- The Hands. Not normal hands. We’re talking surgeon-level precision. Juhoon saw you flip a pen once. It did three rotations, landed perfectly balanced on your knuckle. Who does that? Exactly. Gamers.
- The Voice. Calm. Monotone. Like someone who could call him trash and somehow it sounded affectionate. Juhoon swore he’d heard that exact tone in raid voice chat when you—sorry, mystery guildmate—told him, “You’re pulling aggro again. Do better.”
- The Vibes. Indescribable. But real. Juhoon’s gut never lied. (Okay, it lied sometimes. Like when it told him he could eat three-day-old pizza. But this was different.)
Question. Let’s say, hypothetically, your online guildmate—you know, the mysterious one who carries the team, the guy with inhuman reflexes, the one who once saved your pixelated butt in a dungeon raid while typing “lol don’t die, rookie”—suddenly shows up in your real-life university lecture hall.
Like. Same aura. Same deadpan delivery. Same hands (don’t ask why Juhoon noticed, he just did).
What would Juhoon do?
Correct answer: play it cool. Pretend nothing’s suspicious. Go on with his normal, totally non-stalker-ish day.
Juhoon’s answer: interrogate you like a bootleg FBI agent with a caffeine addiction.
“Question,” Juhoon said, leaning way too far into your personal bubble. “Let’s say there’s this guy. Online. Really good with his hands—”
“Excuse me?” you deadpanned.
“At games,” Juhoon clarified quickly, waving his arms. “With, you know, mouse control. Key combos. Totally innocent things. Anyway. Hypothetically, if you were this guy, how would you admit it? Asking for a friend.”
You blinked. Slowly. Like you were buffering. “I wouldn’t.”
Juhoon squinted. Suspicious. Very suspicious. Only his guildmate would give an answer that frustratingly vague.

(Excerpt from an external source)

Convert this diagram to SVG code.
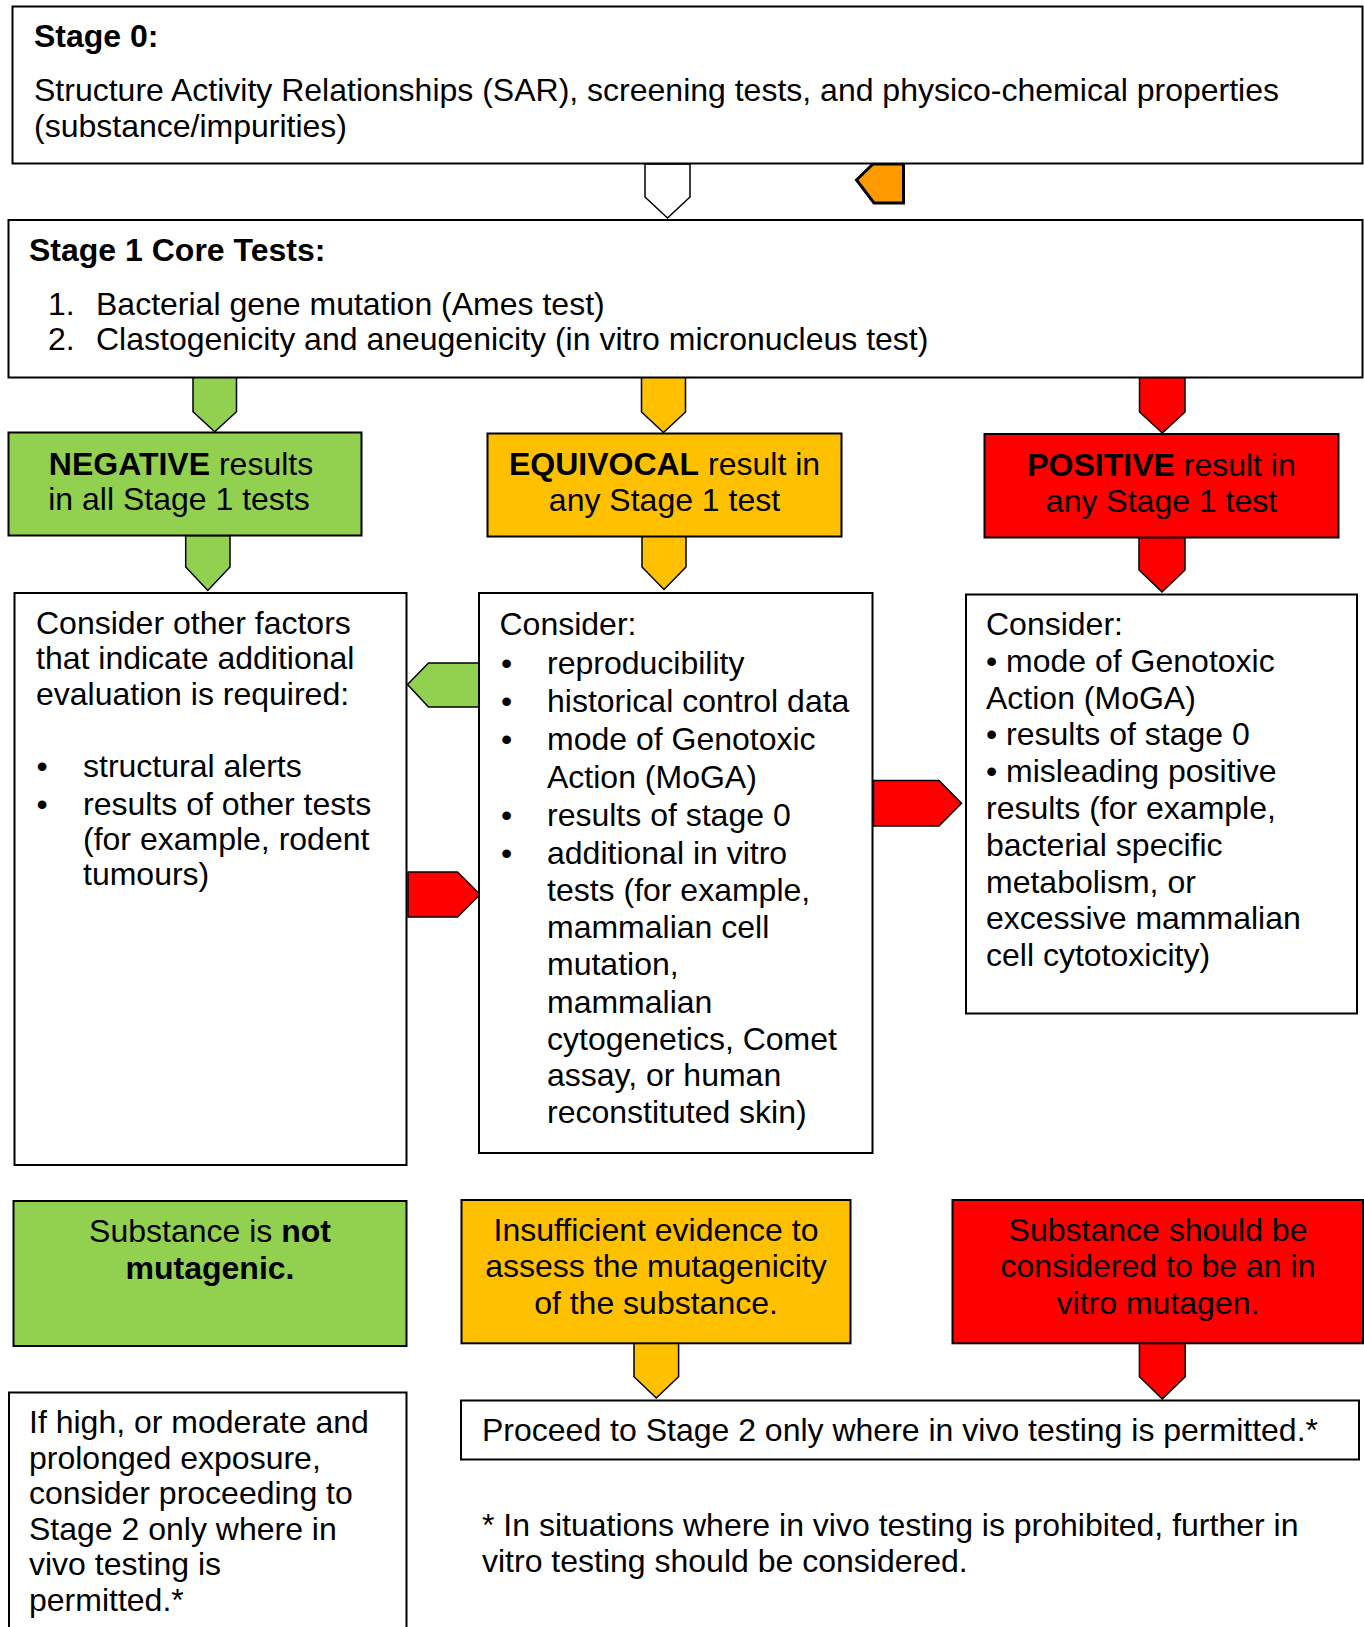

Here’s the thing: Juhoon was 86% sure you were his guildmate. (The other 14% was reserved for the possibility that he was delusional, which—fair. He’d been wrong before. Once he mistook the delivery guy for his online crush because the dude said “gg.” He still tips extra out of shame.)
But this time? This time, the evidence was mounting.
So now, Juhoon’s mission was simple: extract the truth.
Which sounded easy, except you had the emotional range of a potato and the evasiveness of a seasoned spy.
Here’s the problem: Juhoon wasn’t just trying to prove a theory. Not really.
Okay, fine. He liked his guildmate. A little. Or maybe a lot. Whatever. Minor detail. The point is, if you really were him… then Juhoon had a bigger problem. Because liking someone online was one thing. But liking the boy who sat next to him in economics class and had the most distracting jawline known to man? That was a whole other level of disaster.
And Juhoon? He was spectacularly bad at handling disasters.
Which is why his current strategy was: denial. Interrogation disguised as banter. Absolutely zero chill.